Answer
(a) slope-intercept form:
$\color{blue}{y=-2x+1}$
(b) standard form:
$\color{red}{2x+y=1}$
Work Step by Step
RECALL:
(1) The slope-intercept form of a line's equation is $y=mx+b$ where $m$=slope and $(0, b)$ is the line's y-intercept.
(2) The standard form of a line's equation is $Ax+By=C$ where $A\ge0$ and A, B, and C are integers.
(3) The point-slope form of a line's equation is $y-y_1=m(x-x_1)$ where $m$=slope and $(x_1, y_1)$ is a point on the line.
The given line has a slope of $-2$ and contains the point $(3, -5)$.

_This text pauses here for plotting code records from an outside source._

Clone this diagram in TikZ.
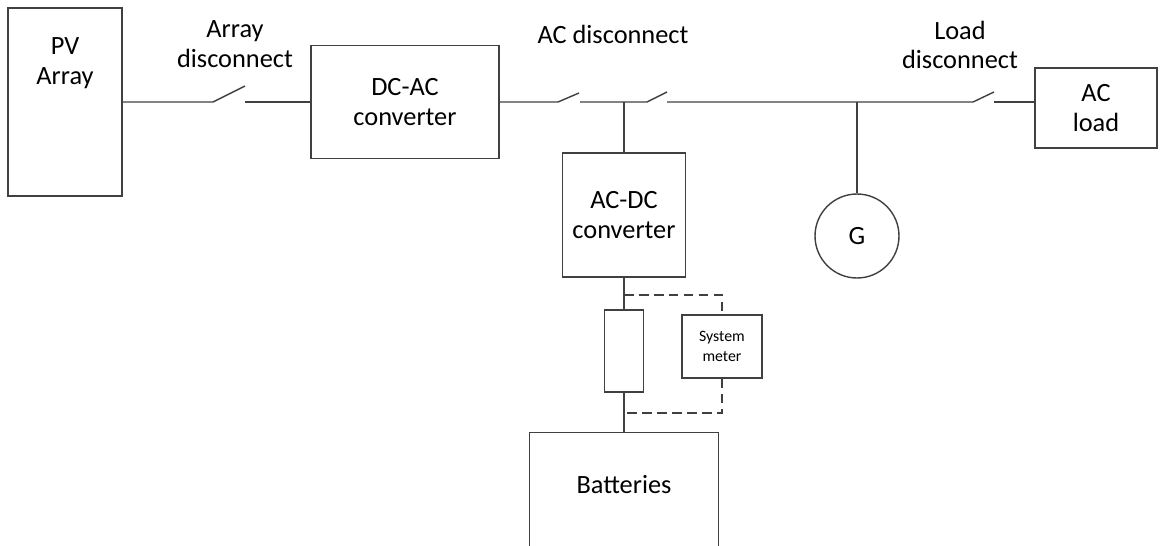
\documentclass[tikz,border=0pt]{standalone}
\usepackage{fontspec}
\setmainfont{Carlito}
\usetikzlibrary{positioning}

\definecolor{linegray}{RGB}{64,64,64}

\begin{document}
\begin{tikzpicture}[
x=0.02cm, y=-0.02cm,
wire/.style={draw=linegray, line width=0.8pt},
mybox/.style={rectangle,
  wire,
  inner sep=0pt,
  align=center,
  font=\fontsize{15}{17}\selectfont
},
mylabel/.style={align=center,
  inner sep=0pt,
  font=\fontsize{15}{17}\selectfont
},
meterdash/.style={wire, dash pattern=on 5.5pt off 3pt}
]
\useasboundingbox (0,0) rectangle (1164,545);

% boxes
\node[mybox, minimum width=2.28cm, minimum height=3.76cm] (pv)
    at (65,102) {};
\node[mylabel] (pvtext) at (65,63) {PV\\Array};
\node[mybox, minimum width=3.76cm, minimum height=2.26cm] (dcac)
    at (405,102) {DC-AC\\converter};
\node[mybox, minimum width=2.46cm, minimum height=2.48cm] (acdc)
    at (624,215) {AC-DC\\converter};
\node[mybox, minimum width=2.44cm, minimum height=1.6cm] (acload)
    at (1096,108) {AC\\load};
\node[mybox, circle, minimum size=1.68cm] (g)
    at (857,236) {G};
\node[mybox, minimum width=0.78cm, minimum height=1.64cm] (res)
    at (624,351) {};
\node[mybox, minimum width=1.6cm, minimum height=1.26cm,
  font=\fontsize{9}{11}\selectfont] (meter)
    at (722,346.5) {System\\meter};
\node[mybox, minimum width=3.78cm, minimum height=2.6cm, anchor=north] (batt)
    at (624,432) {};
\node[mylabel] (batttext) at (624,485) {Batteries};

% labels
\node[mylabel] (arraysw) at (235,44) {Array\\disconnect};
\node[mylabel] (acsw) at (613,34) {AC disconnect};
\node[mylabel] (loadsw) at (960,45) {Load\\disconnect};

% switch contacts
\coordinate (s1a) at (213,102);
\coordinate (s1b) at (245,102);
\coordinate (s2a) at (558,102);
\coordinate (s2b) at (580,102);
\coordinate (s3a) at (647,102);
\coordinate (s3b) at (667,102);
\coordinate (s4a) at (973,102);
\coordinate (s4b) at (994,102);

% main line
\draw[wire] (pv.east |- s1a) -- (s1a) -- ++(32,-16);
\draw[wire] (s1b) -- (dcac.west);
\draw[wire] (dcac.east) -- (s2a) -- ++(21,-9);
\draw[wire] (s2b) -- (s3a) -- ++(20,-10);
\draw[wire] (s3b) -- (s4a) -- ++(21,-10);
\draw[wire] (s4b) -- (s4b -| acload.west);

% branches
\draw[wire] (acdc.north) -- (acdc.north |- s2b);
\draw[wire] (g.north) -- (g.north |- s3b);
\draw[wire] (acdc.south) -- (res.north);
\draw[wire] (res.south) -- (batt.north);

% meter
\coordinate (m1) at (624,295);
\coordinate (m2) at (624,413);
\draw[meterdash] (m1) -| (meter.north);
\draw[meterdash] (meter.south) |- (m2);
\end{tikzpicture}
\end{document}
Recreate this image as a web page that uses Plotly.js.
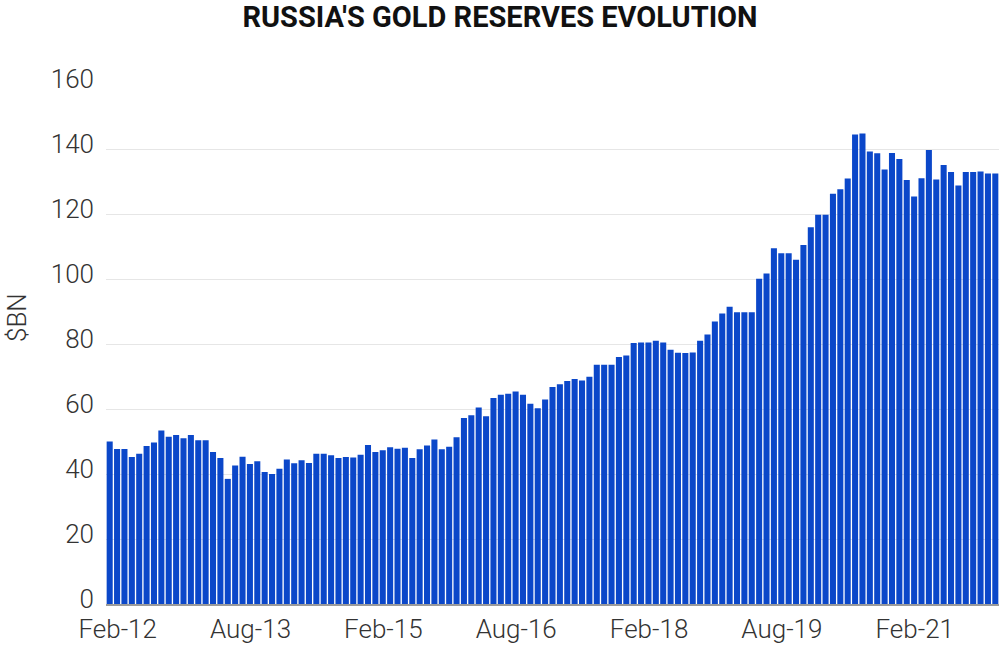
<!DOCTYPE html>
<html>
<head>
<meta charset="utf-8">
<script src="https://cdn.plot.ly/plotly-3.0.1.min.js"></script>
<style>
html,body{margin:0;padding:0;background:#fff;}
#chart{width:1000px;height:646px;}
</style>
</head>
<body>
<div id="chart"></div>
<script>
var months = [
  "Feb-12","Mar-12","Apr-12","May-12","Jun-12","Jul-12","Aug-12","Sep-12","Oct-12","Nov-12","Dec-12",
  "Jan-13","Feb-13","Mar-13","Apr-13","May-13","Jun-13","Jul-13","Aug-13","Sep-13","Oct-13","Nov-13","Dec-13",
  "Jan-14","Feb-14","Mar-14","Apr-14","May-14","Jun-14","Jul-14","Aug-14","Sep-14","Oct-14","Nov-14","Dec-14",
  "Jan-15","Feb-15","Mar-15","Apr-15","May-15","Jun-15","Jul-15","Aug-15","Sep-15","Oct-15","Nov-15","Dec-15",
  "Jan-16","Feb-16","Mar-16","Apr-16","May-16","Jun-16","Jul-16","Aug-16","Sep-16","Oct-16","Nov-16","Dec-16",
  "Jan-17","Feb-17","Mar-17","Apr-17","May-17","Jun-17","Jul-17","Aug-17","Sep-17","Oct-17","Nov-17","Dec-17",
  "Jan-18","Feb-18","Mar-18","Apr-18","May-18","Jun-18","Jul-18","Aug-18","Sep-18","Oct-18","Nov-18","Dec-18",
  "Jan-19","Feb-19","Mar-19","Apr-19","May-19","Jun-19","Jul-19","Aug-19","Sep-19","Oct-19","Nov-19","Dec-19",
  "Jan-20","Feb-20","Mar-20","Apr-20","May-20","Jun-20","Jul-20","Aug-20","Sep-20","Oct-20","Nov-20","Dec-20",
  "Jan-21","Feb-21","Mar-21","Apr-21","May-21","Jun-21","Jul-21","Aug-21","Sep-21","Oct-21","Nov-21","Dec-21",
  "Jan-22","Feb-22"
];
var goldReserves = [
  50.0,47.7,47.7,45.2,46.2,48.6,49.7,53.4,51.5,52.0,51.0,
  52.0,50.4,50.4,46.8,44.9,38.5,42.6,45.3,43.1,43.9,40.6,40.0,
  41.6,44.5,43.3,44.2,43.4,46.2,46.2,45.8,44.9,45.2,45.1,45.9,
  48.9,46.8,47.3,48.2,47.8,48.1,44.9,47.6,48.8,50.6,47.6,48.4,
  51.3,57.2,58.1,60.5,57.8,63.4,64.4,64.7,65.4,64.4,61.6,60.2,
  62.9,66.8,67.6,68.6,69.2,68.8,69.9,73.6,73.6,73.6,76.0,76.5,
  80.3,80.5,80.5,81.0,80.5,78.2,77.3,77.2,77.4,81.0,82.9,86.9,
  89.4,91.5,89.8,89.8,89.8,100.1,101.7,109.5,107.9,107.9,105.9,110.5,
  115.9,119.8,119.8,126.2,127.6,130.9,144.5,144.8,139.2,138.7,133.7,138.8,
  136.9,130.5,125.4,131.0,139.7,130.6,135.1,132.9,128.8,132.9,132.9,133.1,
  132.5,132.5
];
var tickLabels = ["Feb-12","Aug-13","Feb-15","Aug-16","Feb-18","Aug-19","Feb-21"];
var yTicks = [0,20,40,60,80,100,120,140,160];

var trace = {
  type: "bar",
  x: months,
  y: goldReserves,
  marker: {color: "#0b47c9", line: {width: 0}},
  hoverinfo: "x+y"
};

var tickFont = {family: "Roboto, sans-serif", size: 26, color: "#333333", weight: 300};

var layout = {
  width: 1000,
  height: 646,
  margin: {l: 106, r: 1, t: 84, b: 42},
  paper_bgcolor: "#ffffff",
  plot_bgcolor: "#ffffff",
  bargap: 0.18,
  showlegend: false,
  font: {family: "Roboto, 'Open Sans', sans-serif", color: "#333333"},
  title: {
    text: "<b>RUSSIA'S GOLD RESERVES EVOLUTION</b>",
    font: {family: "Roboto, sans-serif", size: 29, color: "#111111"},
    x: 0.5, xanchor: "center", xref: "container",
    y: 0.974, yanchor: "middle"
  },
  xaxis: {
    type: "category",
    tickmode: "array",
    tickvals: tickLabels,
    ticktext: tickLabels,
    tickfont: tickFont,
    ticks: "",
    showgrid: false,
    showline: true,
    linecolor: "#9a9a9a",
    linewidth: 1.5,
    ticklabelstandoff: 1,
    ticklabelshift: 8,
    range: [-0.5, months.length - 0.5]
  },
  yaxis: {
    range: [0, 160],
    tickmode: "array",
    tickvals: yTicks,
    tickfont: tickFont,
    showgrid: true,
    gridcolor: "#e6e6e6",
    gridwidth: 1,
    zeroline: false,
    ticks: "",
    ticklabelstandoff: 11,
    ticklabelshift: -5
  },
  annotations: [{
    text: "$BN",
    textangle: -90,
    xref: "paper", yref: "paper",
    x: 0, y: 0.55,
    xanchor: "center", yanchor: "middle",
    xshift: -89,
    showarrow: false,
    font: tickFont
  }]
};

Plotly.newPlot("chart", [trace], layout, {displayModeBar: false, staticPlot: true});
</script>
</body>
</html>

This means the point-slope form of the line's equation is:
$$y-(-5)=-2(x-3)
\\y+5=-2(x-3)$$
(a) slope-intercept form
The slope-intercept form of the line can be derived from the equation above:
$y+5=-2(x-3)
\\y+5=-2(x)-(-2)(3)
\\y+5=-2x+6
\\y+5-5=-2x+6-5
\\\color{blue}{y=-2x+1}$
(b) standard form
The standard form of the line's equation can be derived from the slope-intercept form:
$y=-2x+1
\\y+2x+=-2x+1+2x
\\\color{red}{2x+y=1}$